J’s Take on Jellicoe Road by Melina Marchetta

Jellicoe Road cover

I believe the American title is Jellicoe Road and the original title is On the Jellicoe Road. This cover is the most unappealing cover to me. I’m not big on flowers as design elements and orange flowers are the absolute worst. Especially on book covers. It did not make a good first impression.

When I finished the book I was mad at it.

The non-spoily summary is: Taylor Markham is a teenager living in a boarding school after her mother abandoned her. And there’s a ‘war’ going on between the students, the locals, and a group of cadets who come for several weeks every year. And she finds out who she is and makes friends and blahdeblahblah.

This review is going to get increasingly spoiler-filled, so feel free to stop when you feel like you’ve been spoiled just the right amount.

There are two narratives running through the story. Taylor’s first person story and snippets from a manuscript her guardian is writing. At first I felt detached.
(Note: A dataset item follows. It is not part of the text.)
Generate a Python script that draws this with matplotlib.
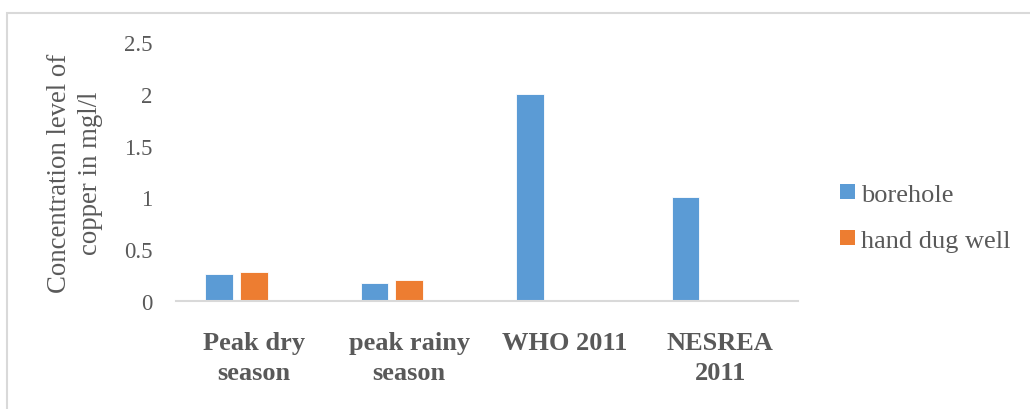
import matplotlib
matplotlib.use("Agg")
import matplotlib.pyplot as plt
from matplotlib.patches import Rectangle, Patch
import numpy as np

categories = ["Peak dry\nseason", "peak rainy\nseason", "WHO 2011", "NESREA\n2011"]
borehole = [0.26, 0.17, 2.0, 1.0]
hand_dug_well = [0.28, 0.20, None, None]
series_names = ["borehole", "hand dug well"]
yticks = [0, 0.5, 1, 1.5, 2, 2.5]
ytick_labels = ["0", "0.5", "1", "1.5", "2", "2.5"]

BLUE = "#5B9BD5"
ORANGE = "#ED7D31"
TEXT = "#595959"
GRID = "#D9D9D9"

plt.rcParams["font.family"] = ["Liberation Serif", "DejaVu Serif"]

fig = plt.figure(figsize=(10.3, 4.1), dpi=100)
ax = fig.add_axes([176 / 1030, 108 / 410, 622 / 1030, 259 / 410])

x = np.arange(len(categories))
bw = 0.177
off = 0.223
b_vals = [v if v is not None else 0 for v in borehole]
ax.bar(x - off, b_vals, width=bw, color=BLUE, edgecolor="white", linewidth=0.6)
hx = [xi for xi, v in zip(x, hand_dug_well) if v is not None]
hv = [v for v in hand_dug_well if v is not None]
ax.bar(hx, hv, width=bw, color=ORANGE, edgecolor="white", linewidth=0.6)

ax.set_xlim(-0.5, len(categories) - 0.5)
ax.set_ylim(0, 2.5)
ax.set_yticks(yticks)
ax.set_yticklabels(ytick_labels)
ax.set_xticks(x)
ax.set_xticklabels(categories, fontweight="bold", fontsize=19, color=TEXT,
                   linespacing=1.4)
ax.tick_params(axis="y", length=0, pad=17, labelsize=16.5, labelcolor=TEXT)
ax.tick_params(axis="x", length=0, pad=21.5)

for s in ["top", "right", "left"]:
    ax.spines[s].set_visible(False)
ax.spines["bottom"].set_color(GRID)
ax.spines["bottom"].set_linewidth(1.5)

fig.text(75 / 1030, 1 - 173 / 410, "Concentration level of\ncopper in mgl/l",
         rotation=90, ha="center", va="center", fontsize=19.3, color=TEXT,
         linespacing=1.35)

handles = [Patch(facecolor=BLUE, edgecolor="none"),
           Patch(facecolor=ORANGE, edgecolor="none")]
leg = fig.legend(handles, series_names, loc="center left",
                 bbox_to_anchor=(840 / 1030, 1 - 219 / 410), frameon=False,
                 fontsize=19, labelcolor=TEXT, handlelength=0.55,
                 handleheight=0.48, handletextpad=0.25, labelspacing=0.9,
                 borderaxespad=0, borderpad=0)

fig.patches.append(Rectangle((7 / 1030, -0.1), 1.2, 1 - 14 / 410 + 0.1,
                             transform=fig.transFigure, fill=False,
                             edgecolor=GRID, linewidth=1.5))

fig.savefig("out.png", dpi=100)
The very first thing we get is a car crash with dead people, but it’s in the manuscript, so it doesn’t count? Then Taylor seems to do things without really knowing why she’s doing them or even how she’s feeling. At least that’s how it comes across to me as a reader. She’s in charge of her House now, even though she seems bad at it. And there’s a decided lack of adults around. Hannah, the woman who’s nominally her guardian and unofficially in charge of her House isn’t actually officially attached to the school. So when she disappears, it’s not like things are much different? And no adult comes in to fill her place. The kids seem oddly on their own a whole lot of the time. Especially considering these are Hogwarts-age kids we’re talking about. And they even have to do their own cooking!

So there’s this war between the students, the Townies, and the Cadets over territory. And the rules are convoluted. But mostly I was just confused. Why is there this war? Why do the adults not care? Taylor seems oddly surprised when some of the boys start physically fighting. What kind of war is it that that’s not part of the point of it? It’s just weird.
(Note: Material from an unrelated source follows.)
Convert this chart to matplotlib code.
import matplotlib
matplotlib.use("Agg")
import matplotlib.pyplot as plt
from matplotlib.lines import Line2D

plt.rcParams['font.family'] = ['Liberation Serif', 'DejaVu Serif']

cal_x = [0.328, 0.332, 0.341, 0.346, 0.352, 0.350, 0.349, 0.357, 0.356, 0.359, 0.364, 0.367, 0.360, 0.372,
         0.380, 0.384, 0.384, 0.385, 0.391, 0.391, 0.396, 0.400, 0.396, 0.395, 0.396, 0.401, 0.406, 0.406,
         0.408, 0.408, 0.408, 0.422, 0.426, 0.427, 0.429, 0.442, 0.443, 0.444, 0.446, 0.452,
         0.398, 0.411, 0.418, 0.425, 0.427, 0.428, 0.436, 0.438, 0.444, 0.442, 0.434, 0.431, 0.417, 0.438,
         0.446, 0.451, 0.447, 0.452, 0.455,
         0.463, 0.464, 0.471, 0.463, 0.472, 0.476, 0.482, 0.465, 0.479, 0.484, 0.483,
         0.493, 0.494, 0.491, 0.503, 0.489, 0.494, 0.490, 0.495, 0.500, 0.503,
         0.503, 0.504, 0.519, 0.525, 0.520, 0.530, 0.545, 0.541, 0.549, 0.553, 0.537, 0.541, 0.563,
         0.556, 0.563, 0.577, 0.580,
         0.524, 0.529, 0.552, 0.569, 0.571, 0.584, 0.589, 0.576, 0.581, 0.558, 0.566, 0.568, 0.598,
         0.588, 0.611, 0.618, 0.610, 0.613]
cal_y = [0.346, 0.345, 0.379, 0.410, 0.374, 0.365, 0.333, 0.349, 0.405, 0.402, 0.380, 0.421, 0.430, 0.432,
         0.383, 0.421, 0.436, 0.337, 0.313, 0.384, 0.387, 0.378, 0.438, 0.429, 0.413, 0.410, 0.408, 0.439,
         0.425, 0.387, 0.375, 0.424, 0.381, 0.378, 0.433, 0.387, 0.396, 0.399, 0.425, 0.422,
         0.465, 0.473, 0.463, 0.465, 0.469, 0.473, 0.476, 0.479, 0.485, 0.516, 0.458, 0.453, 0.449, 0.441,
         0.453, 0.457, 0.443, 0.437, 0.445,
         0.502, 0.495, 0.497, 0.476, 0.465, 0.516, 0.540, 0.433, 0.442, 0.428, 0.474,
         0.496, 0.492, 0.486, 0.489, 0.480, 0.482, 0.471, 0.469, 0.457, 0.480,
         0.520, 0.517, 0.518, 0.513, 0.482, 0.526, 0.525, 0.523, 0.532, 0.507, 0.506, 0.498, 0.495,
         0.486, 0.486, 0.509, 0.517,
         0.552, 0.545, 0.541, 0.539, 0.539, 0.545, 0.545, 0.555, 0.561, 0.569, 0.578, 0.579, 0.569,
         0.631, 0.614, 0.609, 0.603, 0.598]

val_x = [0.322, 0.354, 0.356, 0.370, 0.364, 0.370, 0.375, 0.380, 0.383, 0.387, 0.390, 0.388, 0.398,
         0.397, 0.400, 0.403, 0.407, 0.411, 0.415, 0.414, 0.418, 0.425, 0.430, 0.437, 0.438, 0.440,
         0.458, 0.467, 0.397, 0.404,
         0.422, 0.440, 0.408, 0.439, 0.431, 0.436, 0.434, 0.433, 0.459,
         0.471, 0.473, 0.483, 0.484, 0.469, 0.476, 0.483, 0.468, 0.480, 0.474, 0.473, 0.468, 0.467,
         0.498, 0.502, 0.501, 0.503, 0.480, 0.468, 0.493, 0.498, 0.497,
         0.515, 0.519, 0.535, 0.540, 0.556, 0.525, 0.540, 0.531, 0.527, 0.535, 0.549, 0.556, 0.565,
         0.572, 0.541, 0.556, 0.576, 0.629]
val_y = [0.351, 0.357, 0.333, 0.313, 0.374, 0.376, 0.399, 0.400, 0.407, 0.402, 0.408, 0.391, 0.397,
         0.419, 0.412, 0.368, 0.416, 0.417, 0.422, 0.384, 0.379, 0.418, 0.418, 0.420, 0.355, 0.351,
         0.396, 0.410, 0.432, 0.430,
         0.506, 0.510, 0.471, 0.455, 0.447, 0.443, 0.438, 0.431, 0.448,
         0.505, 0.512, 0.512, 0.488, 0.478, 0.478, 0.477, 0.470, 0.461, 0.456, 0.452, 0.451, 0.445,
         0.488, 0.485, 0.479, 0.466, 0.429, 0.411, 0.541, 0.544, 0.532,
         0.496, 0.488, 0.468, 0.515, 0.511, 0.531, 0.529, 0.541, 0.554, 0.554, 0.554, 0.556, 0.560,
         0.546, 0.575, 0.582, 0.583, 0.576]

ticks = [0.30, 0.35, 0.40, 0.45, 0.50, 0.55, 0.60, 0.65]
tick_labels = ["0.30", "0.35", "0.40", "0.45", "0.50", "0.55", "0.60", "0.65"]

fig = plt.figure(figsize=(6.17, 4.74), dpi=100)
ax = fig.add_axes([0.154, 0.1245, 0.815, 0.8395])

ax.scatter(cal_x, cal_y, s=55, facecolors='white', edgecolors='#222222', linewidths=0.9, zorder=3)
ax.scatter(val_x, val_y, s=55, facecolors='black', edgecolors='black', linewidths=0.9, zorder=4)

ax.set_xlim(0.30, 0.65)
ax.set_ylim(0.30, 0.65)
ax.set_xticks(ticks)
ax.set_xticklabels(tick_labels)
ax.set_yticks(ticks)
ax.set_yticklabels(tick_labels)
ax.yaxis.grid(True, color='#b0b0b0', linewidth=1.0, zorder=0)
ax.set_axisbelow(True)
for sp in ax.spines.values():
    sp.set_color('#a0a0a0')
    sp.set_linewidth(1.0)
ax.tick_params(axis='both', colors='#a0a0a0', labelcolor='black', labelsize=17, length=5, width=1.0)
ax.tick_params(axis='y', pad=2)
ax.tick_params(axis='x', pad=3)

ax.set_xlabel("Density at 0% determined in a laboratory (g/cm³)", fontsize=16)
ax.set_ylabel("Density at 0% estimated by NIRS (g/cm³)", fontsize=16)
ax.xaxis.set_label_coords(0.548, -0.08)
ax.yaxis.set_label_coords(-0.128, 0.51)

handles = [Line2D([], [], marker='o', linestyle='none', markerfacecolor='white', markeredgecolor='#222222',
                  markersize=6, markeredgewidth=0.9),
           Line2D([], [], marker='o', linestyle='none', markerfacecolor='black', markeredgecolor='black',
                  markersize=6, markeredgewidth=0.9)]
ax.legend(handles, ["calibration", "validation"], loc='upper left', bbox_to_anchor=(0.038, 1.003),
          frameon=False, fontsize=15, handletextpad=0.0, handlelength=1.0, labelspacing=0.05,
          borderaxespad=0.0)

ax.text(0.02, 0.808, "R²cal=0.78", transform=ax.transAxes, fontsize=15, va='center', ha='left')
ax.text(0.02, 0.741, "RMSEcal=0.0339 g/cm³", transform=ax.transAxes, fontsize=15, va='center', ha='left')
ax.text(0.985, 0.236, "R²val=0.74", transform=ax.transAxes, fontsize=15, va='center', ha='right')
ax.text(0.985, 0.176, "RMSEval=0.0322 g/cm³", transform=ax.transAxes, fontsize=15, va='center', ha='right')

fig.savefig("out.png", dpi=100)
Meanwhile we have this whole other set of characters we’re supposed to keep track of, in this manuscript Hannah has been writing for over a decade. They’re all full of angst.

I can sort of see this book is well-crafted, in that we learn more about Taylor’s past bit by bit, as she learns it too. It’s a tough thing to pull off, authorially. (Although I do have some time/number quibbles. Suddenly a 17-hour drive is only 7 hours. And there’s a date thing that’s screwed up after that.)

But by the end, I was mad. Mad mad mad.

(Major spoilers now.)

Dead people everywhere and suicides and bleh bleh blecch. And adults that WON’T TELL HER THINGS. It’s sort of the worst combination of things in kid’s books. Those things show up everywhere and are hella annoying each and every time. I mean in kid’s books in general, but also in this book in particular!

And this phrase keeps running around in my mind when I think about this book, so I’ll go ahead and type it: I felt manipulated.

So I can see how some people might think it’s Teh Awesome. But I have a lot of trouble appreciating its craft when it annoyed the heck out of me and made me outright mad by the end.

I gave it 3 stars on Goodreads the moment I finished reading it. Though I was hesitant even then. I may yet go back and change it to 2.